One big aspect of Shadowbox's success is the ensemble nature of the company. "For the first seven years we were together, no one earned a penny," Guyer confesses. Initially the company operated on a volunteer basis. "Having the luxury of working with people over a long period of time enables us to understand each other's communication styles so that we can work quickly and efficiently." Guyer estimates that Shadowbox, which has a branch in Cincinnati as well, puts on about 356 performances per year.

Naturally there have been some hiccups along the way—and not earning money for the first seven years might be too much of a sacrifice for some. In an early iteration, Shadowbox was essentially squatting in a recording studio's building and attracted the attention of local fire marshals. "This was truly the ultimate naÏve mistake," Guyer admits. A similar lesson was learned when Shadowbox began to delve into serving food and drink. But learning the laws and acquiring a proper liquor license paid off. Today, Guyer estimates that food and beverage sales account for 50 percent of Shadowbox's revenue.
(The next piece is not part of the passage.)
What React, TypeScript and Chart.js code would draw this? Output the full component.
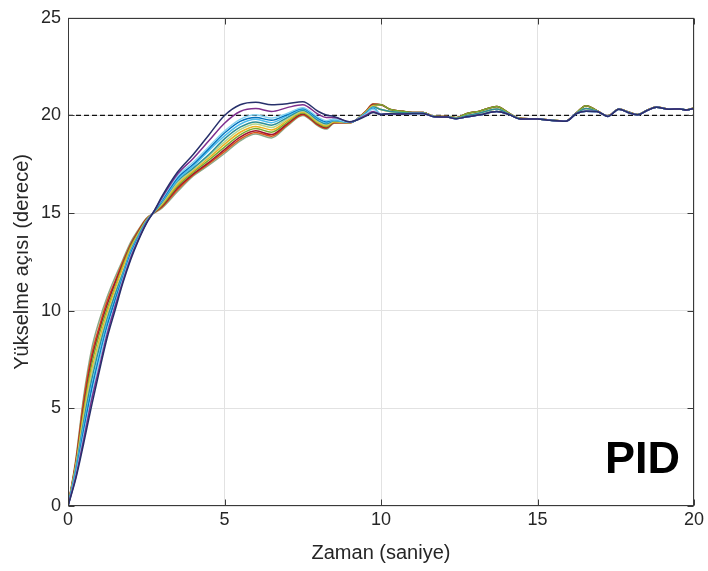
import React, { useEffect, useRef } from "react";
import { Chart, registerables } from "chart.js";

Chart.register(...registerables);

// ---- data ----
const HEAD_T = [0, 0.25, 0.5, 0.75, 1, 1.25, 1.5, 1.75, 2, 2.25, 2.5, 2.75, 3, 3.5, 4, 4.5, 5, 5.5, 6, 6.5, 7, 7.5, 8, 8.25, 8.5, 9, 9.5, 9.75];

const NAVY = [0, 1.4, 3.2, 5.1, 6.9, 8.6, 10.0, 11.4, 12.6, 13.6, 14.45, 15.1, 15.85, 17.1, 18.0, 19.0, 20.0, 20.55, 20.68, 20.55, 20.6, 20.7, 20.2, 20.02, 19.95, 19.68, 19.95, 20.15];
const PURPLE = [0, 1.5, 3.4, 5.4, 7.1, 8.8, 10.2, 11.5, 12.7, 13.65, 14.48, 15.1, 15.78, 17.0, 17.8, 18.7, 19.6, 20.2, 20.35, 20.2, 20.4, 20.55, 20.05, 19.9, 19.9, 19.67, 20.0, 20.2];
const LIGHTCYAN = [0, 1.6, 3.6, 5.6, 7.4, 9.0, 10.3, 11.6, 12.8, 13.7, 14.5, 15.1, 15.72, 16.9, 17.6, 18.4, 19.2, 19.8, 20.03, 19.87, 20.1, 20.4, 19.9, 19.73, 19.8, 19.66, 20.05, 20.33];
const BLUE = [0, 1.7, 3.85, 5.9, 7.6, 9.2, 10.5, 11.7, 12.9, 13.75, 14.52, 15.08, 15.66, 16.8, 17.5, 18.3, 19.1, 19.7, 19.9, 19.75, 20.05, 20.35, 19.85, 19.68, 19.8, 19.65, 20.07, 20.36];
const CYAN = [0, 1.8, 4.1, 6.1, 7.8, 9.4, 10.6, 11.8, 13.0, 13.8, 14.55, 15.08, 15.6, 16.7, 17.4, 18.2, 18.95, 19.55, 19.8, 19.63, 19.98, 20.32, 19.8, 19.63, 19.76, 19.65, 20.09, 20.39];
const TEAL = [0, 1.9, 4.3, 6.4, 8.1, 9.55, 10.8, 11.9, 13.05, 13.85, 14.58, 15.06, 15.55, 16.65, 17.3, 18.0, 18.8, 19.4, 19.67, 19.5, 19.89, 20.27, 19.74, 19.57, 19.73, 19.64, 20.1, 20.43];
const LIGHTGREEN = [0, 2.0, 4.5, 6.7, 8.3, 9.7, 10.9, 12.0, 13.1, 13.9, 14.6, 15.06, 15.5, 16.55, 17.24, 17.93, 18.65, 19.27, 19.56, 19.38, 19.81, 20.22, 19.68, 19.52, 19.71, 19.64, 20.12, 20.46];
const YELLOW = [0, 2.05, 4.7, 6.9, 8.5, 9.9, 11.1, 12.2, 13.2, 13.95, 14.62, 15.05, 15.45, 16.47, 17.16, 17.82, 18.52, 19.14, 19.44, 19.26, 19.73, 20.17, 19.63, 19.47, 19.68, 19.63, 20.14, 20.49];
const GREEN = [0, 2.1, 4.9, 7.2, 8.8, 10.1, 11.2, 12.3, 13.3, 14.0, 14.65, 15.04, 15.4, 16.38, 17.09, 17.71, 18.38, 19.01, 19.33, 19.14, 19.65, 20.12, 19.58, 19.42, 19.66, 19.63, 20.16, 20.52];
const RED = [0, 2.2, 5.1, 7.45, 9.0, 10.3, 11.4, 12.4, 13.35, 14.05, 14.68, 15.03, 15.35, 16.29, 17.01, 17.6, 18.25, 18.89, 19.21, 19.02, 19.57, 20.07, 19.53, 19.37, 19.64, 19.63, 20.18, 20.56];
const ORANGE = [0, 2.3, 5.4, 7.7, 9.2, 10.5, 11.5, 12.5, 13.4, 14.1, 14.7, 15.02, 15.3, 16.2, 16.96, 17.53, 18.15, 18.79, 19.13, 18.94, 19.51, 20.04, 19.49, 19.34, 19.62, 19.62, 20.19, 20.58];
const GRAYGREEN = [0, 2.4, 5.6, 8.0, 9.5, 10.7, 11.7, 12.6, 13.5, 14.15, 14.72, 15.0, 15.25, 16.1, 16.9, 17.45, 18.05, 18.7, 19.05, 18.85, 19.45, 20.0, 19.45, 19.3, 19.6, 19.62, 20.2, 20.6];

const TAIL_T = [10, 10.3, 10.7, 11, 11.35, 11.7, 12.1, 12.4, 12.75, 13.15, 13.7, 14.1, 14.45, 15, 15.4, 15.9, 16.25, 16.55, 16.9, 17.25, 17.6, 17.95, 18.2, 18.5, 18.8, 19.2, 19.55, 19.75, 20];
const TAIL_HIGH = [20.55, 20.3, 20.21, 20.15, 20.15, 19.95, 19.95, 19.88, 20.1, 20.22, 20.46, 20.1, 19.85, 19.82, 19.76, 19.72, 20.15, 20.5, 20.25, 19.98, 20.33, 20.15, 20.05, 20.27, 20.43, 20.33, 20.33, 20.28, 20.38];
const TAIL_MID = [20.3, 20.2, 20.14, 20.12, 20.12, 19.94, 19.93, 19.85, 20.0, 20.12, 20.33, 20.07, 19.83, 19.82, 19.75, 19.71, 20.12, 20.36, 20.22, 19.96, 20.32, 20.13, 20.04, 20.26, 20.42, 20.32, 20.33, 20.28, 20.37];
const TAIL_LOW = [20.05, 20.09, 20.07, 20.1, 20.1, 19.93, 19.92, 19.83, 19.93, 20.03, 20.2, 20.04, 19.82, 19.82, 19.75, 19.7, 20.1, 20.22, 20.2, 19.95, 20.32, 20.12, 20.03, 20.25, 20.42, 20.32, 20.33, 20.28, 20.36];

const HEADS = [NAVY, PURPLE, LIGHTCYAN, BLUE, CYAN, TEAL, LIGHTGREEN, YELLOW, GREEN, RED, ORANGE, GRAYGREEN];
const TAILS = [TAIL_LOW, TAIL_LOW, TAIL_LOW, TAIL_LOW, TAIL_LOW, TAIL_MID, TAIL_MID, TAIL_MID, TAIL_HIGH, TAIL_HIGH, TAIL_HIGH, TAIL_HIGH];
const COLORS = ["#27306B", "#7E2F8E", "#86D3F0", "#0072BD", "#4DBEEE", "#2D8E96", "#B4D68A", "#EDB120", "#77AC30", "#A2142F", "#D95319", "#8CAA88"];

const REF_X = [0, 20];
const REF_Y = [20, 20];

const X_TICKS = [0, 5, 10, 15, 20];
const Y_TICKS = [0, 5, 10, 15, 20, 25];

const X_TITLE = "Zaman (saniye)";
const Y_TITLE = "Yükselme açısı (derece)";
const BADGE = "PID";

const FONT = "'Liberation Sans', Arial, Helvetica, sans-serif";
const AXIS_COLOR = "#3a3a3a";
const TEXT_COLOR = "#262626";

const framePlugin = {
  id: "frame",
  afterDraw(chart: any) {
    const { ctx, chartArea: a, scales } = chart;
    const L = Math.round(a.left) + 0.5;
    const R = Math.round(a.right) - 0.5;
    const T = Math.round(a.top) + 0.5;
    const B = Math.round(a.bottom) - 0.5;
    ctx.save();
    ctx.strokeStyle = AXIS_COLOR;
    ctx.lineWidth = 1;
    ctx.strokeRect(L, T, R - L, B - T);
    const tl = 6;
    ctx.beginPath();
    X_TICKS.forEach((v) => {
      const px = Math.round(scales.x.getPixelForValue(v)) + 0.5;
      ctx.moveTo(px, B);
      ctx.lineTo(px, B - tl);
      ctx.moveTo(px, T);
      ctx.lineTo(px, T + tl);
    });
    Y_TICKS.forEach((v) => {
      const py = Math.round(scales.y.getPixelForValue(v)) + 0.5;
      ctx.moveTo(L, py);
      ctx.lineTo(L + tl, py);
      ctx.moveTo(R, py);
      ctx.lineTo(R - tl, py);
    });
    ctx.stroke();
    ctx.fillStyle = "#000";
    ctx.font = `bold 45px ${FONT}`;
    ctx.textAlign = "right";
    ctx.textBaseline = "alphabetic";
    ctx.fillText(BADGE, a.right - 14, a.bottom - 33);
    ctx.restore();
  },
};

export default function App() {
  const ref = useRef<HTMLCanvasElement | null>(null);

  useEffect(() => {
    document.body.style.margin = "0";
    const canvas = ref.current;
    if (!canvas) return;

    const datasets: any[] = HEADS.map((head, i) => {
      const pts = head.map((y, k) => ({ x: HEAD_T[k], y }));
      TAILS[i].forEach((y, k) => pts.push({ x: TAIL_T[k], y }));
      return {
        label: "s" + i,
        data: pts,
        borderColor: COLORS[i],
        borderWidth: 1.5,
        pointRadius: 0,
        fill: false,
        cubicInterpolationMode: "monotone",
      };
    });
    datasets.push({
      label: "ref",
      data: REF_X.map((x, k) => ({ x, y: REF_Y[k] })),
      borderColor: "#111",
      borderWidth: 1.3,
      borderDash: [5, 3],
      pointRadius: 0,
      fill: false,
    });

    const chart = new Chart(canvas, {
      type: "line",
      data: { datasets },
      options: {
        animation: false,
        responsive: false,
        layout: { padding: { left: 0, right: 14, top: 10, bottom: 0 } },
        plugins: { legend: { display: false }, tooltip: { enabled: false } },
        scales: {
          x: {
            type: "linear",
            min: 0,
            max: 20,
            afterBuildTicks: (s: any) => {
              s.ticks = X_TICKS.map((v) => ({ value: v }));
            },
            ticks: { font: { size: 18, family: FONT }, color: TEXT_COLOR, padding: 3, maxRotation: 0 },
            grid: { color: "#e2e2e2", drawTicks: false, lineWidth: 1 },
            border: { display: false },
            title: { display: true, text: X_TITLE, font: { size: 20, family: FONT }, color: TEXT_COLOR, padding: { top: 4, bottom: 6 } },
            afterFit: (s: any) => {
              s.height = 65;
            },
          },
          y: {
            type: "linear",
            min: 0,
            max: 25,
            afterBuildTicks: (s: any) => {
              s.ticks = Y_TICKS.map((v) => ({ value: v }));
            },
            ticks: { font: { size: 18, family: FONT }, color: TEXT_COLOR, padding: 7 },
            grid: { color: "#e2e2e2", drawTicks: false, lineWidth: 1 },
            border: { display: false },
            title: { display: true, text: Y_TITLE, font: { size: 20, family: FONT }, color: TEXT_COLOR, padding: { top: 10, bottom: 4 } },
            afterFit: (s: any) => {
              s.width = 68;
            },
          },
        },
      },
      plugins: [framePlugin],
    } as any);

    return () => chart.destroy();
  }, []);

  return <canvas ref={ref} width={708} height={571} style={{ display: "block" }} />;
}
An Italian bistro opens 75 minutes before each Shadowbox show, and everything is handmade. (Guyer personally runs the ovens.) Audiences gather at tables of eight in the theatre. "Our audience is the most eclectic group imaginable," declares Guyer. "It's one of the things I am most proud of. Our age range is 16-to-70-year-olds. The ethnic make-up mirrors what we've got in Columbus and there are income levels across the board." Guyer describes a typical scene in which two grandmothers and a biker dude and his girlfriend are seated across the table from a dentist—"and they're all laughing at the same stuff."